U-CF School Board votes to eliminate decile ranking
04/01/2016 10:24AM ● Published by J. Chambless
The Unionville-Chadds Ford School Board.
By John Chambless
After hearing months of sometimes emotional testimony on both sides of the issue, the Unionville-Chadds Ford School Board on March 28 voted to drop decile ranking for Unionville High School students.
The rankings, which were formerly supplied on transcripts for college applications, were seen as a detriment to students with very high grade point averages who nevertheless did not fall within the top two or three points of their class.
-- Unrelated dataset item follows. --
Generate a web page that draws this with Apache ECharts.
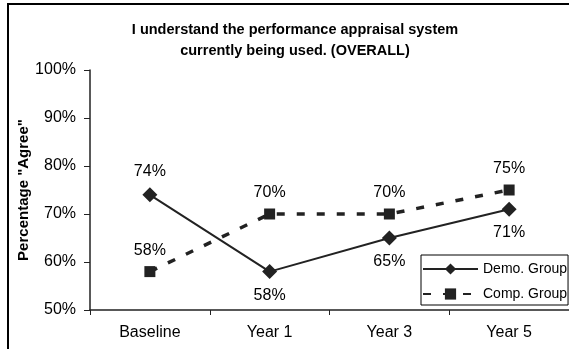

In the past several months, the board has heard from dozens of parents who wanted to keep the rankings as a way of giving their children a leg up in the college admissions process, and from students and parents who said the rankings kept worthy students out of the race. Several surrounding school districts have stopped issuing decile ranks for their students. Several former Unionville students reported that colleges are turning away from strict numbers and looking more for a well-rounded student profile in their admission decisions.
The board voted 7 to 2 to end the decile reporting, and will instead offer ranges of GPA scores on college applications.
Board members Robert Sage and Michael Rock voted against eliminating the decile rankings. Rock said that the GPA distribution plan devised by the administration is basically the same thing as providing decile ranking. Sage felt that top students should be rewarded for their work.
As part of the compromise, the board said they would discuss including the single top GPA of each year's class in the school profile. The matter will be discussed in April. Students in the top 5 percent of their class will be recognized at the graduation ceremony as “Principal Scholars.” All students with a GPA of 4.0 or higher will be recognized in the commencement program. All the changes will be made for the class of 2017.
A less controversial issue was approved as the board voted unanimously to continue the successful pilot program for using Chromebooks at Patton Middle School. Beginning next year, all students in the school will get one of the notebook devices to use in class and at home. After lengthy debate over the past several meetings, the board said parents will have three options:
– Buying a Chromebook at cost from the district (about $266) and owning the device. The cost will include insurance.
Students can also be issued a Chromebook to take home during the school year, while the district retains ownership of the device. The fee will be $20 for insurance against loss or damage. The units will be returned to the school at the end of the year.
Students could also get a district-owned Chromebook and take the device home during the year, free of charge. There will be no insurance, so families will be responsible for loss or damage.